Beyond Iran, for Trump, the emphasis during this week’s summit will be on trying to further formalize the China equilibrium with a heavy dose of dealmaking. Over a dozen U.S. business executives will accompany Trump to China, including Apple CEO Tim Cook and Tesla CEO Elon Musk, both of whose businesses have extensive links to China, and big announcements on Chinese purchases of Boeing jets and U.S. agricultural products are expected.
Trump “actually does come at this with a businessman’s point of view,” said Graham Allison, a professor of government and the founding dean at the Harvard Kennedy School. “It’s basically that we’re rivals, but we are very highly interdependent and so the interdependence should be mutually beneficial.”
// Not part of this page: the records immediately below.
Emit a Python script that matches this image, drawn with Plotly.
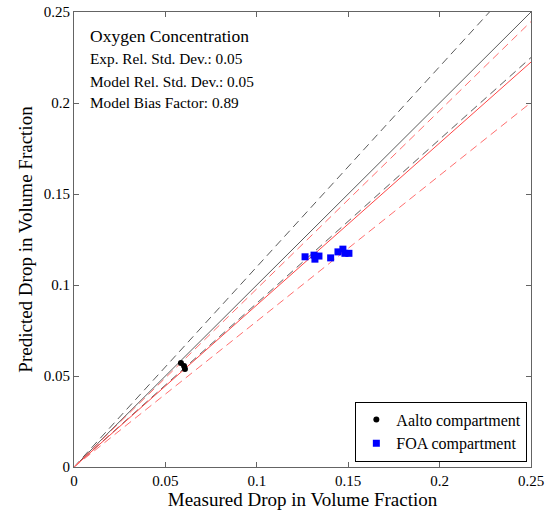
import plotly.graph_objects as go

# Data
aalto_measured = [0.0585, 0.0602, 0.0607]
aalto_predicted = [0.0571, 0.0555, 0.0538]

foa_measured = [0.1264, 0.1313, 0.1340, 0.1318, 0.1404, 0.1444, 0.1471, 0.1482, 0.1504]
foa_predicted = [0.1155, 0.1164, 0.1159, 0.1142, 0.1149, 0.1182, 0.1197, 0.1174, 0.1174]

exp_rel_std = 0.05
model_rel_std = 0.05
bias_factor = 0.89

tick_vals = [0, 0.05, 0.1, 0.15, 0.2, 0.25]
tick_text = ["0", "0.05", "0.1", "0.15", "0.2", "0.25"]

line_x = [0, 0.25]

FONT = "Times New Roman"

fig = go.Figure()

def ref_line(slope, color, dash, width=1):
    fig.add_trace(go.Scatter(
        x=line_x, y=[slope * v for v in line_x], mode="lines",
        line=dict(color=color, dash=dash, width=width),
        showlegend=False, hoverinfo="skip"))

black = "rgb(90,90,90)"
red = "rgb(255,70,70)"
red_dash = "rgb(255,110,110)"
ref_line(1.0, black, "solid")
ref_line(1 + 2 * exp_rel_std, black, "8px,5px")
ref_line(1 - 2 * exp_rel_std, black, "8px,5px")
ref_line(bias_factor, red, "solid")
ref_line(bias_factor * (1 + 2 * model_rel_std), red_dash, "8px,5px")
ref_line(bias_factor * (1 - 2 * model_rel_std), red_dash, "8px,5px")

fig.add_trace(go.Scatter(
    x=aalto_measured, y=aalto_predicted, mode="markers",
    name="Aalto compartment",
    marker=dict(color="black", size=6, symbol="circle")))
fig.add_trace(go.Scatter(
    x=foa_measured, y=foa_predicted, mode="markers",
    name="FOA compartment",
    marker=dict(color="blue", size=7, symbol="square")))

axis_common = dict(
    range=[0, 0.25], tickvals=tick_vals, ticktext=tick_text,
    ticks="inside", ticklen=5, tickcolor="rgb(100,100,100)",
    showline=True, linecolor="rgb(100,100,100)", linewidth=1, mirror="ticks",
    showgrid=False, zeroline=False, automargin=False,
    tickfont=dict(family=FONT, size=15, color="black"),
)

fig.update_layout(
    width=557, height=514,
    margin=dict(l=74, r=26, t=12, b=47),
    paper_bgcolor="white", plot_bgcolor="white",
    font=dict(family=FONT, color="black"),
    xaxis=dict(**axis_common,
               title=dict(text="Measured Drop in Volume Fraction",
                          font=dict(family=FONT, size=19), standoff=2)),
    yaxis=dict(**axis_common,
               title=dict(text="Predicted Drop in Volume Fraction",
                          font=dict(family=FONT, size=19), standoff=6)),
    legend=dict(x=0.992, y=0.012, xanchor="right", yanchor="bottom",
                bgcolor="white", bordercolor="black", borderwidth=1,
                font=dict(family=FONT, size=16), tracegroupgap=0,
                itemwidth=30),
    showlegend=True,
)

annots = [
    ("Oxygen Concentration", 36, 17.5),
    ("Exp. Rel. Std. Dev.: 0.05", 59, 15.3),
    ("Model Rel. Std. Dev.: 0.05", 81, 15.3),
    ("Model Bias Factor: 0.89", 103, 15.3),
]
for text, ypix, size in annots:
    fig.add_annotation(
        x=(88 - 74) / 457, xref="paper", xanchor="left",
        y=1 - (ypix - 12) / 455, yref="paper", yanchor="middle",
        text=text, showarrow=False,
        font=dict(family=FONT, size=size, color="black"))

fig.write_html("out.html", config={"displayModeBar": False},
               post_script="document.body.style.margin='0';")
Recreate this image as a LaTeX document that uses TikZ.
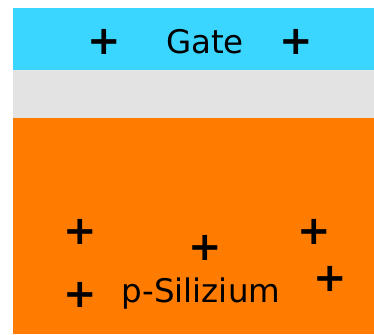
\documentclass[tikz,border=0pt]{standalone}
\usepackage{fontspec}
\setmainfont{DejaVu Sans}
\newfontfamily\plusfont{DejaVu Sans Bold}
\definecolor{gatecyan}{RGB}{58,214,255}
\definecolor{oxidgray}{RGB}{227,227,227}
\definecolor{siorange}{RGB}{255,124,0}
\begin{document}
\begin{tikzpicture}[x=1pt,y=-1pt,
  charge/.style={inner sep=0pt,font=\plusfont\fontsize{40}{40}\selectfont},
  label/.style={inner sep=0pt,anchor=base,font=\fontsize{32.5}{36}\selectfont}]
\useasboundingbox (0,0) rectangle (374,334);
\fill[gatecyan] (13,8) rectangle (374,70.5);
\fill[oxidgray] (13,70.5) rectangle (374,118);
\fill[siorange] (13,118) rectangle (374,334);
\node[label] (gate) at (205,53.3) {Gate};
\node[label] (si) at (201,302.7) {p-Silizium};
\node[charge] (g1) at (104,42) {+};
\node[charge] (g2) at (296,42) {+};
\node[charge] (s1) at (80,232) {+};
\node[charge] (s2) at (80,295) {+};
\node[charge] (s3) at (205,248) {+};
\node[charge] (s4) at (314.5,232) {+};
\node[charge] (s5) at (330,279) {+};
\end{tikzpicture}
\end{document}
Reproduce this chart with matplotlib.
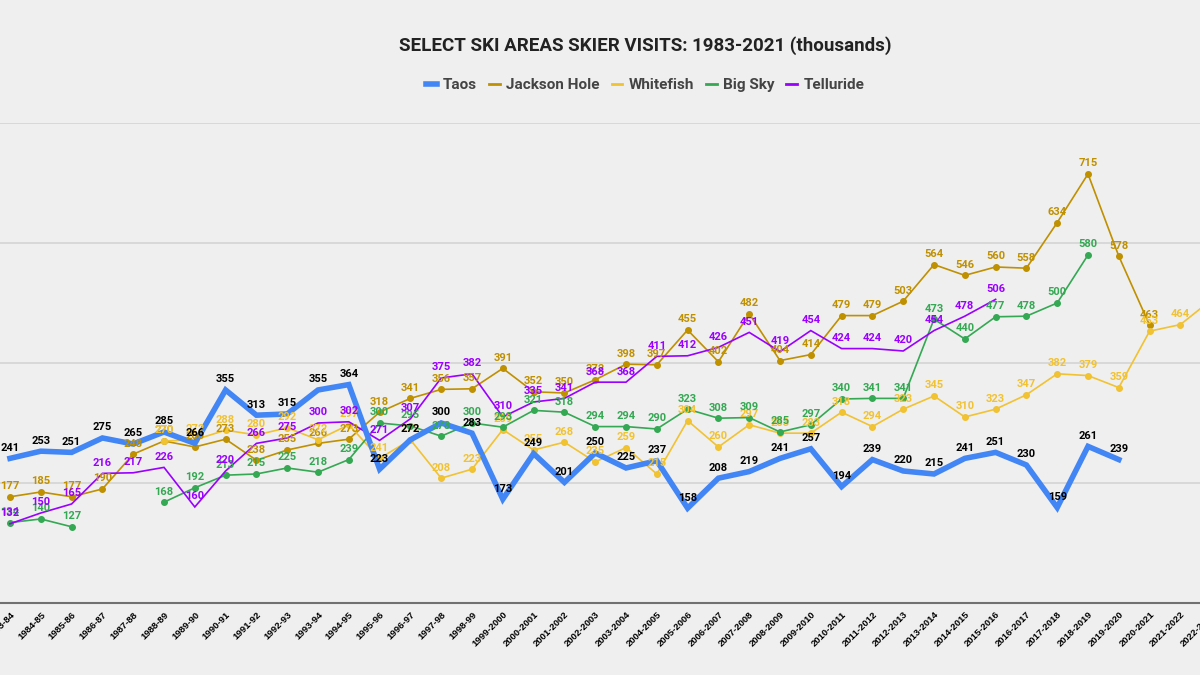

Allison said he doesn’t expect Trump or Xi to use words like “rapprochement” or “detente,” but they “might call this a new partnership or the beginning of a beautiful partnership.”
How long that partnership is operationalized remains to be seen—some hawkish shoots have begun to poke out from the Trump administration in the last several weeks, including secondary sanctions on Chinese refiners processing Iranian oil and a White House memo in late April accusing China of “systematically extracting and copying the innovations of American industry” in training Chinese AI models such as DeepSeek.
“A few months ago, no one was allowed to even breathe the word ‘China.’ No one was even allowed to publicly criticize China because of the truce, and that’s clearly no longer the case,” Tobin said. “They’re now involved in more of the standard national security actions while still holding off from anything major that would shatter the truce.”
China will likely aim to keep that caution going, Tobin added—in part by seeking to schedule further summits between Trump and Xi. The Chinese leader is already expected to visit Washington later this year, and additional meetings between the two leaders may be in the offing.
“I think the Chinese would consider it a success if they could get President Trump locked into a series of these dialogues, because they’ve seen how much he prioritizes having these face-to-face meetings with other leaders, and that he will then kind of tame his bureaucracy in the lead-up to these summits,” she said. “They would find it successful if they just get a commitment to more meetings and then maybe put some psychological constraint on the Trump team to keep holding off on new export controls, new tariffs, new investment controls, and all that.”